Fair decentralisationAny forced effort to impose centralisation of power should be shunned and resisted
The CPN (Maoist Centre) decided to withdraw support to the Oli government in a hopeless bid to make its Chairman Prachanda ‘lucky’ without ‘luck’. Prachanda’s political spine is lost, and as Baburam Bhattarai is in the process of bringing an alternative version of left ideology, he had no option but to make a last thundering bid for the throne of Kathmandu. But why a bid to make Prachanda lucky without luck? This is probably so as he runs his party like a family enterprise. Added to that, he has received assurances of support from the Nepali Congress.

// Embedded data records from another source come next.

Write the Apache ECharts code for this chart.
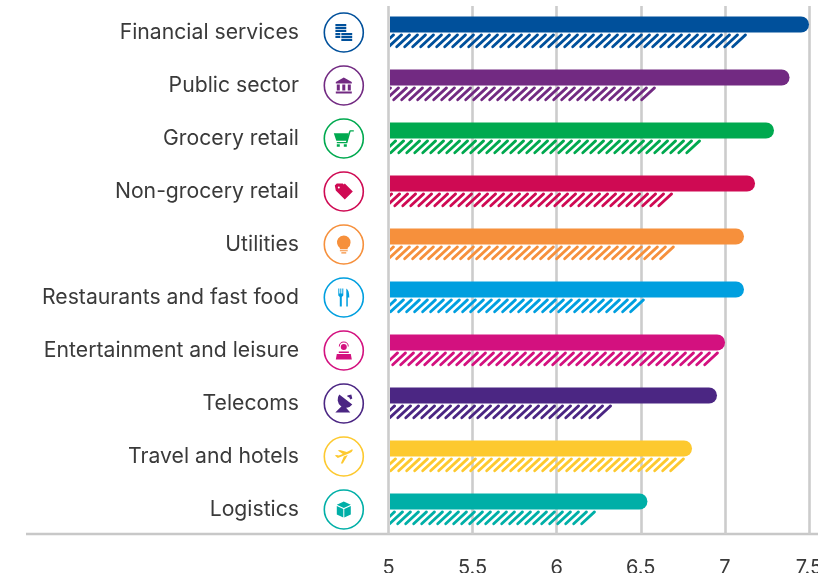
<!DOCTYPE html>
<html>
<head>
<meta charset="utf-8">
<style>
html, body { margin: 0; padding: 0; background: #fff; }
#chart { width: 818px; height: 573px; }
</style>
<script src="https://cdn.jsdelivr.net/npm/echarts@6/dist/echarts.min.js"></script>
</head>
<body>
<div id="chart"></div>
<script>
var categories = ['Financial services', 'Public sector', 'Grocery retail', 'Non-grocery retail', 'Utilities',
    'Restaurants and fast food', 'Entertainment and leisure', 'Telecoms', 'Travel and hotels', 'Logistics'];
var solidValues = [7.5, 7.384, 7.291, 7.178, 7.112, 7.112, 6.999, 6.951, 6.802, 6.536];
var hatchedValues = [7.13, 6.587, 6.856, 6.689, 6.70, 6.521, 6.963, 6.325, 6.76, 6.229];
var colors = ['#00509b', '#722a82', '#00a94f', '#cf0a53', '#f6903c', '#009fdf', '#d3117f', '#4b2683', '#fdc92f', '#00afa7'];
var xTicks = [5, 5.5, 6, 6.5, 7, 7.5];

// icon glyphs, one per category, each scaled to fit iconSizes
var iconPaths = [
    // coins
    'M0 0h11v2.200H0zM0 3h11v2.200H0zM0 6h11v2.200H0zM0 9h5v2.200H0zM0 12h5v2.200H0zM6 9h11v2.200H6zM6 12h11v2.200H6zM6 15h11v2.200H6z',
    // bank
    'M8 0L16 4.500V6H0V4.500zM1 7h3v6H1zM6.500 7h3v6h-3zM12 7h3v6h-3zM0 14h16v2H0z',
    // cart
    'M0 3h14.500l-1.500 7.500H2.500zM15 2l1-2h4v1.200h-3.200L13.500 13H3v-1.200h9.200zM3 14h3v2.500H3zM10 14h3v2.500h-3z',
    // tag with a hole
    'M0 2L2 0h6l9 9-7 7-9-9zM4 3a1 1 0 1 0 .01 0zM10 0l8 8-1 1-8-8z',
    // bulb
    'M7 0a7 7 0 0 1 4 12.700V14H3v-1.300A7 7 0 0 1 7 0zM3 15h8v1H3zM4.500 17h5v1.400h-5z',
    // cutlery
    'M0 0h1v5h1V0h1v5h1V0h1v7L3.500 8.500V18H1.500V8.500L0 7zM8 0c2 1 3 4 3 9H9.500v9H8z',
    // entertainment
    'M8 2.500a3 3 0 1 1-.01 0zM3 5a5 5 0 0 1 10 0h-1a4 4 0 0 0-8 0zM3 10h10v1.500H3zM1 12.500h14l1 5.500H0z',
    // satellite dish
    'M4 0L17 10A8 8 0 0 1 4 0zM12 1l4-1 1 4-2 1-1-2-2-1zM7 11l4 2.500 4 4.500H0z',
    // plane
    'M18 1C18 3 16 4 14 5L3 9.500 0 7 2 6.500 4 7 8 5.500 3 2 5 1.500 12 3.500 15 2C16 1 17.500.500 18 1zM9 8L13 6.500 8 15H6z',
    // box
    'M7 0l7 3.200-7 3.200-7-3.200zM0 4.500l6.500 3V16L0 13zM14 4.500l-6.500 3V16l6.500-3z'
];
var iconSizes = [17, 16, 20, 18, 18, 18, 18, 18, 18, 16];

function renderSolid(params, api) {
    var i = api.value(1);
    var start = api.coord([5, i]);
    var end = api.coord([api.value(0), i]);
    return {
        type: 'rect',
        shape: { x: start[0], y: start[1] - 16, width: end[0] - start[0], height: 16, r: [0, 8, 8, 0] },
        style: { fill: colors[i] }
    };
}

// slanted round-ended strokes, the last one stops with its tip on the value
function renderHatched(params, api) {
    var i = api.value(1);
    var start = api.coord([5, i]);
    var end = api.coord([api.value(0), i]);
    var top = start[1] + 2.4, bottom = start[1] + 14.2;
    var slant = bottom - top + 1, period = 8;
    var stripes = [];
    for (var x = end[0] - 1.5; x > start[0]; x -= period) {
        stripes.push({
            type: 'line',
            shape: { x1: x - slant, y1: bottom, x2: x, y2: top },
            style: { stroke: colors[i], lineWidth: 2.8, lineCap: 'round' }
        });
    }
    return {
        type: 'group',
        clipPath: { type: 'rect', shape: { x: start[0], y: top - 3, width: end[0] - start[0] + 3, height: bottom - top + 6 } },
        children: stripes
    };
}

function renderIcon(params, api) {
    var i = api.value(1);
    var pos = api.coord([api.value(0), i]);
    var size = iconSizes[i];
    return {
        type: 'group',
        x: pos[0] - 46.2,
        y: pos[1],
        children: [{
            type: 'circle',
            shape: { cx: 0, cy: 0, r: 19.5 },
            style: { fill: '#fff', stroke: colors[i], lineWidth: 1.6 }
        }, {
            type: 'path',
            shape: { pathData: iconPaths[i], x: -size / 2, y: -size / 2, width: size, height: size, layout: 'center' },
            style: { fill: colors[i] }
        }]
    };
}

var Chart = echarts.init(document.getElementById('chart'), null, { renderer: 'canvas' });

var option = {
    animation: false,
    backgroundColor: '#ffffff',
    textStyle: { fontFamily: 'Inter' },
    grid: [
        { left: 390, right: 9, top: 6, height: 530, outerBoundsMode: 'none' },
        { left: 388.5, right: 9, top: 6, height: 528, outerBoundsMode: 'none' }
    ],
    xAxis: [{
        gridIndex: 0, type: 'value', min: 5, max: 7.5, show: false
    }, {
        gridIndex: 1, type: 'value', min: 5, max: 7.5, interval: 0.5,
        axisLine: { show: false },
        axisTick: { show: false },
        splitLine: { show: true, lineStyle: { color: '#cccccc', width: 2.6 } },
        axisLabel: {
            margin: 24, fontSize: 20, color: '#3a3a3a',
            showMinLabel: true, showMaxLabel: true, hideOverlap: false,
            customValues: xTicks
        }
    }],
    yAxis: [{
        gridIndex: 0, type: 'category', inverse: true, data: categories,
        axisLine: { show: false },
        axisTick: { show: false },
        axisLabel: { margin: 91, fontSize: 21.2, color: '#3a3a3a', align: 'right', padding: [2, 0, 0, 0] }
    }, {
        gridIndex: 1, type: 'value', show: false
    }],
    graphic: [{
        type: 'line',
        shape: { x1: 26, y1: 534, x2: 818, y2: 534 },
        style: { stroke: '#c8c8c8', lineWidth: 2.6 },
        silent: true
    }],
    series: [{
        name: 'solid',
        type: 'custom',
        xAxisIndex: 0,
        yAxisIndex: 0,
        clip: false,
        renderItem: renderSolid,
        encode: { x: 0, y: 1 },
        data: solidValues.map(function (v, i) { return [v, i]; })
    }, {
        name: 'hatched',
        type: 'custom',
        xAxisIndex: 0,
        yAxisIndex: 0,
        clip: false,
        renderItem: renderHatched,
        encode: { x: 0, y: 1 },
        data: hatchedValues.map(function (v, i) { return [v, i]; })
    }, {
        name: 'icons',
        type: 'custom',
        xAxisIndex: 0,
        yAxisIndex: 0,
        clip: false,
        renderItem: renderIcon,
        encode: { x: 0, y: 1 },
        data: categories.map(function (c, i) { return [5, i]; })
    }]
};

Chart.setOption(option);
</script>
</body>
</html>
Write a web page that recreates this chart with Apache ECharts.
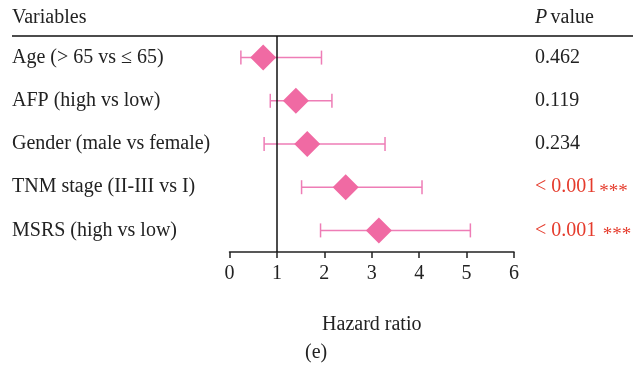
<!DOCTYPE html>
<html>
<head>
<meta charset="utf-8">
<script src="https://cdn.jsdelivr.net/npm/echarts@6/dist/echarts.min.js"></script>
<style>
  html, body { margin: 0; padding: 0; background: #fff; }
  #chart { width: 633px; height: 377px; }
</style>
</head>
<body>
<div id="chart"></div>
<script>
// Multivariate Cox regression: hazard ratios with 95% confidence intervals
const variables = [
  'Age (> 65 vs \u2264 65)',
  'AFP (high vs low)',
  'Gender (male vs female)',
  'TNM stage (II-III vs I)',
  'MSRS (high vs low)'
];
const hazardRatio = [0.71, 1.40, 1.64, 2.45, 3.15];
const ciLower = [0.24, 0.86, 0.73, 1.52, 1.92];
const ciUpper = [1.94, 2.16, 3.28, 4.06, 5.08];
const pValues = ['0.462', '0.119', '0.234', '< 0.001', '< 0.001'];
const significance = ['', '', '', '***', '***'];
const xTicks = [0, 1, 2, 3, 4, 5, 6];

const FONT = '"Liberation Serif", "DejaVu Serif", serif';
const FS = 20;
const PINK = '#F06AA3';
const WHISKER = '#EE7DB6';
const RED = '#E53B2C';
const INK = '#222';

const chart = echarts.init(document.getElementById('chart'));

const errorBarData = variables.map((v, i) => [i, ciLower[i], ciUpper[i]]);
const pointData = variables.map((v, i) => [hazardRatio[i], i]);

chart.setOption({
  animation: false,
  grid: { left: 229.5, right: 119, top: 36, bottom: 125, outerBoundsMode: 'none' },
  xAxis: {
    type: 'value',
    min: xTicks[0],
    max: xTicks[xTicks.length - 1],
    interval: 1,
    name: 'Hazard ratio',
    nameLocation: 'middle',
    nameGap: 63,
    nameTextStyle: { fontFamily: FONT, fontSize: FS, color: INK },
    axisLine: { show: true, lineStyle: { color: INK, width: 1.5 } },
    axisTick: { show: true, length: 6, lineStyle: { color: INK, width: 1.5 } },
    axisLabel: { fontFamily: FONT, fontSize: FS, color: INK, margin: 12 },
    splitLine: { show: false }
  },
  yAxis: [
    {
      type: 'category',
      data: variables,
      inverse: true,
      axisLine: { show: false },
      axisTick: { show: false },
      axisLabel: {
        align: 'left',
        margin: 217.5,
        fontFamily: FONT,
        fontSize: FS,
        color: INK
      }
    },
    {
      type: 'category',
      data: variables,
      inverse: true,
      position: 'right',
      axisLine: { show: false },
      axisTick: { show: false },
      axisLabel: {
        align: 'left',
        margin: 21,
        formatter: function (value, idx) {
          const sig = significance[idx];
          if (!sig) return '{n|' + pValues[idx] + '}';
          return '{r|' + pValues[idx] + '}' + (idx === 4 ? '{sp| }' : '') + '{s|' + sig + '}';
        },
        rich: {
          n: { fontFamily: FONT, fontSize: FS, color: INK },
          r: { fontFamily: FONT, fontSize: FS, color: RED },
          sp: { fontFamily: FONT, fontSize: 14, color: RED },
          s: { fontFamily: FONT, fontSize: 19, color: RED, verticalAlign: 'bottom', padding: [10, 0, 0, 3] }
        }
      }
    }
  ],
  series: [
    {
      type: 'custom',
      name: 'CI',
      renderItem: function (params, api) {
        const y = api.value(0);
        const lo = api.coord([api.value(1), y]);
        const hi = api.coord([api.value(2), y]);
        const cap = 7;
        const style = { stroke: WHISKER, lineWidth: 1.5 };
        return {
          type: 'group',
          children: [
            { type: 'line', shape: { x1: lo[0], y1: lo[1], x2: hi[0], y2: hi[1] }, style: style },
            { type: 'line', shape: { x1: lo[0], y1: lo[1] - cap, x2: lo[0], y2: lo[1] + cap }, style: style },
            { type: 'line', shape: { x1: hi[0], y1: hi[1] - cap, x2: hi[0], y2: hi[1] + cap }, style: style }
          ]
        };
      },
      encode: { y: 0, x: [1, 2] },
      data: errorBarData,
      z: 2
    },
    {
      type: 'scatter',
      name: 'HR',
      symbol: 'diamond',
      symbolSize: [26, 26],
      itemStyle: { color: PINK, opacity: 1 },
      data: pointData,
      z: 4,
      markLine: {
        silent: true,
        symbol: 'none',
        label: { show: false },
        lineStyle: { color: '#111', width: 1.5, type: 'solid' },
        data: [{ xAxis: 1 }],
        z: 3
      }
    }
  ],
  graphic: [
    {
      type: 'line',
      shape: { x1: 12, y1: 36, x2: 633, y2: 36 },
      style: { stroke: '#111', lineWidth: 1.5 }
    },
    {
      type: 'text',
      left: 12,
      top: 8,
      style: { text: 'Variables', font: FS + 'px ' + FONT, fill: INK }
    },
    {
      type: 'text',
      left: 535,
      top: 8,
      style: {
        text: '{i|P} {n|value}',
        rich: {
          i: { fontFamily: FONT, fontSize: FS, fontStyle: 'italic', fill: INK },
          n: { fontFamily: FONT, fontSize: FS, fill: INK }
        }
      }
    },
    {
      type: 'text',
      left: 305,
      top: 343,
      style: { text: '(e)', font: FS + 'px ' + FONT, fill: INK }
    }
  ]
});
</script>
</body>
</html>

Certainly, there is no broad commitment or aim behind this move, and ideology is nowhere. This is politics of convenience where politicians are trying to be fit enough to survive. The thing which will haunt Oli’s successor most is retained legacy in the wake of his failure to ensure governance and reconstruction work. The last one and a half years were a wasted phase for Nepal where it lost every chance of course correction after the deadly earthquake, unresolved constitutional crisis and unwavering political directionlessness.
Of late, socialism appears clownish instead of an ideology or mandate in the constitution which doesn’t shy away from discriminating among humans and denying equal rights to all citizens. Regarding its larger meaning and relevance, we will have to go much deeper; and we know where it is moving with endless cases of misuse by its bearers.
So, it’s a case foregone, but not without the potential of making a comeback. In late-stage capitalism, the world will see its revival, but certainly not in the fashion imagined by Prachanda. A secular/erstwhile Hindu nation deserves not to be a conversion land, it should simply tread a dispassionate path on religion. There can’t be two views that the Maoists should still do politics rather than sordid evangelism for rogue Christian missions. This is in reference to their core extra-curricular activities which are not serving anyone else’s cause except their own.
But while we debate these issues, it becomes essential to look at the response from the Nepali Congress. Shouldn’t it act on the ground and come out of unfortunate hibernation? Shouldn’t it stop enjoying riding piggyback to reclaim its role in domestic politics? Why are they not attempting to lead the country for fresh elections, keeping in view the unresolved issues of the constitution, pending reconstruction work and development?
Even amid the gloom, one shouldn’t become a votary of a presidential form of democracy, and certainly the Westminster model is still better even when Nepal gets a prime minister
too frequently. After the royal massacre of 2001, Nepal was bound to live with the latter after the chance of retaining partial monarchy was lost. This should be the time to recall that and find out where things actually went wrong in the parliamentary form of democracy. In a fledgling democracy like Nepal, it is unfeasible to go with the centralisation drive of Prachanda or Oli, as they negate the chances of fair decentralisation and federal system in harmony. Their versions of political alternatives are not capable enough to address the issues of Nepal’s regional and ethnic diversity and deal with pressing matters beyond its borders.
Surely Nepal deserves stability and continuance in place of disruptions, nepotism and chaos. Even then, it should stick with the present system and open a debate for electoral reform and bringing accountability in public life. While observing the latest political developments, one can hold a view that the issues of Nepal are artificial in nature and can be solved by adhering to the basics. In any case, any forced effort to impose centralisation of power should be shunned and resisted. This is a time when the games in Kathmandu should not be taken lightly, as any delay will make the plight of the masses worse. Prachanda is not a holy cow. His performance shows it and his on-going plan makes him a lesser politician. Till the awakening comes, Nepal will suffer from his whims and fancies.